Protein Structure Review - Image Diversity: protein secondary structure

18 :: What is the primary structure of a protein? What is the importance of the primary structure?

The primary protein structure is the linear sequence of amino acids that form the molecule.

The primary structure is the basis of the protein identity. Modification of only one amino acid of the primary structure creates a different protein. This different protein can be inactive or even can have other biological function.

Protein Structure Review - Image Diversity: protein primary structure

19 :: Is there any situation in which DNA is made based on a RNA template? What is the enzyme involved?
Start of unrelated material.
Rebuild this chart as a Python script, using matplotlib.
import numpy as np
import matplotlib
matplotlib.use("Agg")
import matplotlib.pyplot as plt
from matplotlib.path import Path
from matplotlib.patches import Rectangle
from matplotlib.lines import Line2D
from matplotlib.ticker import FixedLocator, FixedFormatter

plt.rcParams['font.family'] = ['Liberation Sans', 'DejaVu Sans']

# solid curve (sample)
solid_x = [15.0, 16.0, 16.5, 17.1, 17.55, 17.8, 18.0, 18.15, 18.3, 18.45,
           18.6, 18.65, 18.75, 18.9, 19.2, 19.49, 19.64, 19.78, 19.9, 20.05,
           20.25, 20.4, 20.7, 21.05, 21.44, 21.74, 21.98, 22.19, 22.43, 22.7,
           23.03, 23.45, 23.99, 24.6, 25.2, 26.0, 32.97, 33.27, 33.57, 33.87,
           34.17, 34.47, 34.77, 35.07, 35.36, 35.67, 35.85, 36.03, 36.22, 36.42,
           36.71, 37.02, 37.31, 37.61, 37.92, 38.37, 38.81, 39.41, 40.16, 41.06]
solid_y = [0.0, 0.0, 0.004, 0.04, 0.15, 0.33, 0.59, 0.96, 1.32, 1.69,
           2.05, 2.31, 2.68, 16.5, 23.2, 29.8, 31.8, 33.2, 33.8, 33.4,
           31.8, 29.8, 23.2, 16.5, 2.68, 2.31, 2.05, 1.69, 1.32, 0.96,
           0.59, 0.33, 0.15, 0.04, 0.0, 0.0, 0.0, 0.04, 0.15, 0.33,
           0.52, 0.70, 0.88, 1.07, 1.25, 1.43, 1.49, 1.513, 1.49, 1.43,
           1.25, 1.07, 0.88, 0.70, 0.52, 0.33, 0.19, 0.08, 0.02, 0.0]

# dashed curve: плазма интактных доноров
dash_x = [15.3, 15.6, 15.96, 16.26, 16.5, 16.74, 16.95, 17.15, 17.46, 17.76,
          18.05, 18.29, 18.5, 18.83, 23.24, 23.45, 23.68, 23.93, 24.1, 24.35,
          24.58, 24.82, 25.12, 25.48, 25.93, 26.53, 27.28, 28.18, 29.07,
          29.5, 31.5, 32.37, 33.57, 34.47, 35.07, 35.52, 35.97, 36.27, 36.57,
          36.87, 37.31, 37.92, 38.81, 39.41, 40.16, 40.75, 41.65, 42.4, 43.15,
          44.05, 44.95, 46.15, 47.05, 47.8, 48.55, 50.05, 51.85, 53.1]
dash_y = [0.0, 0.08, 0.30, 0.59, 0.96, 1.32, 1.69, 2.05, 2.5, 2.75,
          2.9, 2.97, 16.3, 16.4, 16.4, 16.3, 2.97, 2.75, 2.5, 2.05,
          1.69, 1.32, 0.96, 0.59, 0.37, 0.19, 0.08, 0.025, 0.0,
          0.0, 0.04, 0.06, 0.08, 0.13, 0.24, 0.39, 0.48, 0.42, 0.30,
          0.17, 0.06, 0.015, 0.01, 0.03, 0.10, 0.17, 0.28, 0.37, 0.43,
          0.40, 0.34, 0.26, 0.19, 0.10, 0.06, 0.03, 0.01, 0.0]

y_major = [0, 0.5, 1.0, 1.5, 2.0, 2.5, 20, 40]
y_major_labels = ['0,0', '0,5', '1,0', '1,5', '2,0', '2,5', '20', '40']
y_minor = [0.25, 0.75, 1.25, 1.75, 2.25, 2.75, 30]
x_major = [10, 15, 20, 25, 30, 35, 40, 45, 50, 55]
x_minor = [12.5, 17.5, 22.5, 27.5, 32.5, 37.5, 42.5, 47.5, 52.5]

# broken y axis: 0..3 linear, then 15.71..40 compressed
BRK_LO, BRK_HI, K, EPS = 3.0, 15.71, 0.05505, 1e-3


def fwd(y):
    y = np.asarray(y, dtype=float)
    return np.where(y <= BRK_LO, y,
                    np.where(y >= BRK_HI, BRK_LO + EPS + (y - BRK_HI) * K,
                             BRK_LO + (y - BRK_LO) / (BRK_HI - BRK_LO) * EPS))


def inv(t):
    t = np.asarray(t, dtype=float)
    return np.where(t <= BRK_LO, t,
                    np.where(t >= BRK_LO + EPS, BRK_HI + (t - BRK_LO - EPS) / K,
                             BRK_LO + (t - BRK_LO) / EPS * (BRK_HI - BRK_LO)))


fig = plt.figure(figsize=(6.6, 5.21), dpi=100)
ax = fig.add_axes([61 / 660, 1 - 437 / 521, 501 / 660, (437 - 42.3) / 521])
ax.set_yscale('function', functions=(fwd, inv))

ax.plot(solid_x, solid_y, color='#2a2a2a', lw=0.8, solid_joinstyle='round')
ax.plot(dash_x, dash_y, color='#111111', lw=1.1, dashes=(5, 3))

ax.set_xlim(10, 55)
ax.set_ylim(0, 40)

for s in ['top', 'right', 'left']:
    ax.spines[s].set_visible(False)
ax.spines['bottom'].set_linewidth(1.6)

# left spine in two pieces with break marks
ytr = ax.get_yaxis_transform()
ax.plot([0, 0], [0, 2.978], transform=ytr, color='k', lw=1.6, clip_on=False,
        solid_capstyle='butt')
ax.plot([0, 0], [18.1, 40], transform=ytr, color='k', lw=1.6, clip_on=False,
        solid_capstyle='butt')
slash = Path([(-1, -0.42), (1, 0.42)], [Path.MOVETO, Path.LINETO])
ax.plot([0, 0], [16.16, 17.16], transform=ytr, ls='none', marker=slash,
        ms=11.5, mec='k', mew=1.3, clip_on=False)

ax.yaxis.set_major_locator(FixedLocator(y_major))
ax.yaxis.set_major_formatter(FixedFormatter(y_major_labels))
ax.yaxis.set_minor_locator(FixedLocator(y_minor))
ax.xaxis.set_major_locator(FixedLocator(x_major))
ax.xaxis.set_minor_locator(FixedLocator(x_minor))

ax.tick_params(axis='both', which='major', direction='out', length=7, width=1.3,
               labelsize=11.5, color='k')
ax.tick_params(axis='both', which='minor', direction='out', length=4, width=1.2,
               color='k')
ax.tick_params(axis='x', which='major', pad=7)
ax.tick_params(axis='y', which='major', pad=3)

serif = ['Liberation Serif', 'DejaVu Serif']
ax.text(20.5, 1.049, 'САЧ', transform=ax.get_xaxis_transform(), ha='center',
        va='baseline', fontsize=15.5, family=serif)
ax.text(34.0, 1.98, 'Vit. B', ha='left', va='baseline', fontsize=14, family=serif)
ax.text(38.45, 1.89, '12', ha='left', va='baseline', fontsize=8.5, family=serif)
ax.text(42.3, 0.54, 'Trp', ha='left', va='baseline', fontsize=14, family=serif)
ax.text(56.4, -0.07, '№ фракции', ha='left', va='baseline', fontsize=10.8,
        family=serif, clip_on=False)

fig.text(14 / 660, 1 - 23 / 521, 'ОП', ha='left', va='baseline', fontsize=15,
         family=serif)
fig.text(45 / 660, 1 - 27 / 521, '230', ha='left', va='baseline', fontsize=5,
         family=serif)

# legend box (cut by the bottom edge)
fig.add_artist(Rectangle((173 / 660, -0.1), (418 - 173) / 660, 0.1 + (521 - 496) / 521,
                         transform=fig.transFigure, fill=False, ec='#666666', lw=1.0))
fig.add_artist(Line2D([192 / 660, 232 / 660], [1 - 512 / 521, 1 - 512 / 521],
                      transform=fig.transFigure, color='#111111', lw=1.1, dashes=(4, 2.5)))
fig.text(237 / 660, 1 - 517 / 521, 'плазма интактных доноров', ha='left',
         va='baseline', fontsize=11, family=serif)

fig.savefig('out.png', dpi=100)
The process in which DNA is synthesized having as template a RNA chain is called reverse transcription. In cells infected by retroviruses (RNA viruses, like the AIDS or SARS viruses) reverse transcription occurs and DNA is made from information contained in the viral RNA.
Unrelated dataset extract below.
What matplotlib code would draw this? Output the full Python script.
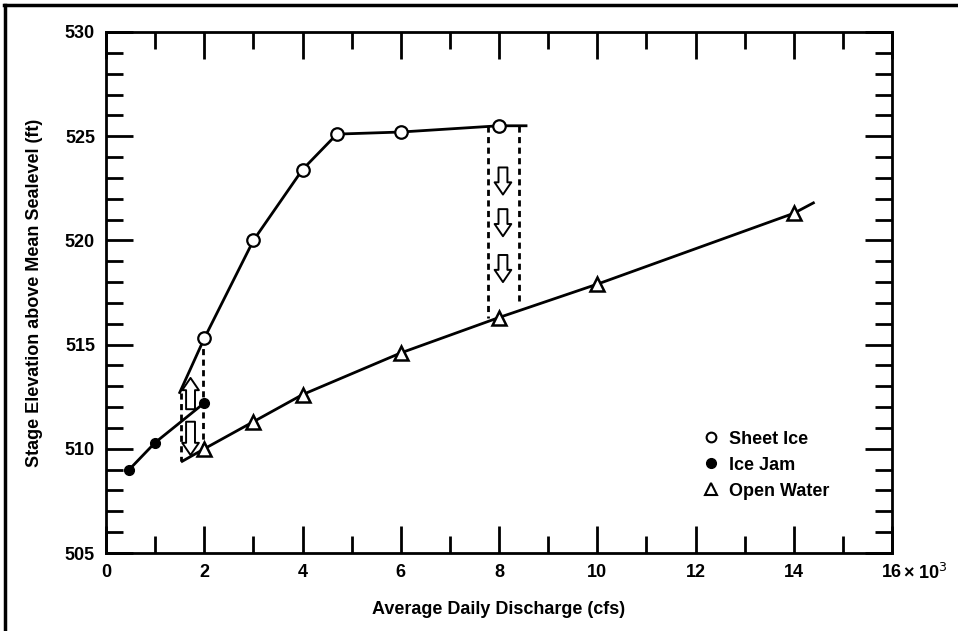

Viral RNA within the host cell produces DNA with the help of an enzyme called reverse transcriptase. Based on that DNA the host cell then make viral proteins, new virus are assembled and viral replication occurs.

Nucleic Acid Review - Image Diversity: reverse transcription

20 :: Concerning their biological function what is the difference between DNA and RNA?

DNA is the source of information for RNA production (transcription) and thus for protein synthesis. DNA is still the basis of heredity due to its replication capability.

The messenger RNA is the template for protein synthesis (translation). In this process, tRNA and rRNA also participate since the first carries amino acids for the polypeptide chain formation and the second is a structural constituent of ribosomes (the organelles where proteins are made).

21 :: What are the three main types of RNA? What is meant by heterogeneous RNA?

Messenger RNA, or mRNA, transfer RNA, or tRNA, and ribosomal RNA, or rRNA, are the three main types of RNA.

The newly formed RNA molecule, a precursor of mRNA, is called heterogeneous RNA (hnRNA). The heterogeneous RNA bears portions called introns and portions called exons. The hnRNA is processed in many chemical steps, introns are removed, and mRNA is created formed only of exons, the biologically active nucleotide sequences.

22 :: What are similarities and differences between the transcription process and the replication processes?

A DNA polynucleotide chain serves as template in replication (DNA duplication) as well in transcription (RNA formation). In both processes, the pairing of the two-polynucleotide chains of the original DNA molecule is broken by the breaking of hydrogen bonds for the chains to be exposed as templates. The reaction is catalyzed by specific enzymes in transcription and in replication.

In replication, the enzyme DNA polymerase catalyzes the formation of a new polynucleotide chain using free nucleotides in solution and putting them in the new chain according to the DNA template exposed and to the rule A-T, C-G. In transcription, the enzyme RNApolymerase makes a new polynucletide chain according to the DNA template exposed obeying, however, the rule A-U, C-G.

In replication, the original template DNA chain is kept bound by hydrogen bonds to the newly formed DNA chain and a new DNA molecule is then created. In transcription the association between the template DNA chain and the newly formed RNA is undid and RNA constituted of only one polynucleotide chain is liberated.

23 :: How the production of RNA called? What is the enzyme that catalyzes the process?

The making of RNA from information contained in DNA is called transcription. The enzyme that catalyzes the process is the RNA polymerase.

24 :: Does RNA molecule have two polynucleotide chains likewise DNA?

Only DNA has two polynucleotide chains. RNA is formed just by one polynucleotide chain.

Nucleic Acid Review - Image Diversity: RNA molecule

25 :: Where can RNA are found within cells?

In the eukaryote cell nucleus, RNA can be found dispersed in the nuclear fluid, along with DNA, and as the main constituent of the nucleolus. In cytosol (in eukaryotes or in bacteria) RNA molecules can be found free, as structural constituent of ribosomes (organelles specialized in protein synthesis) or even associated to them in the process of making proteins. Mitochondria and chloroplasts also have their own DNA and RNA.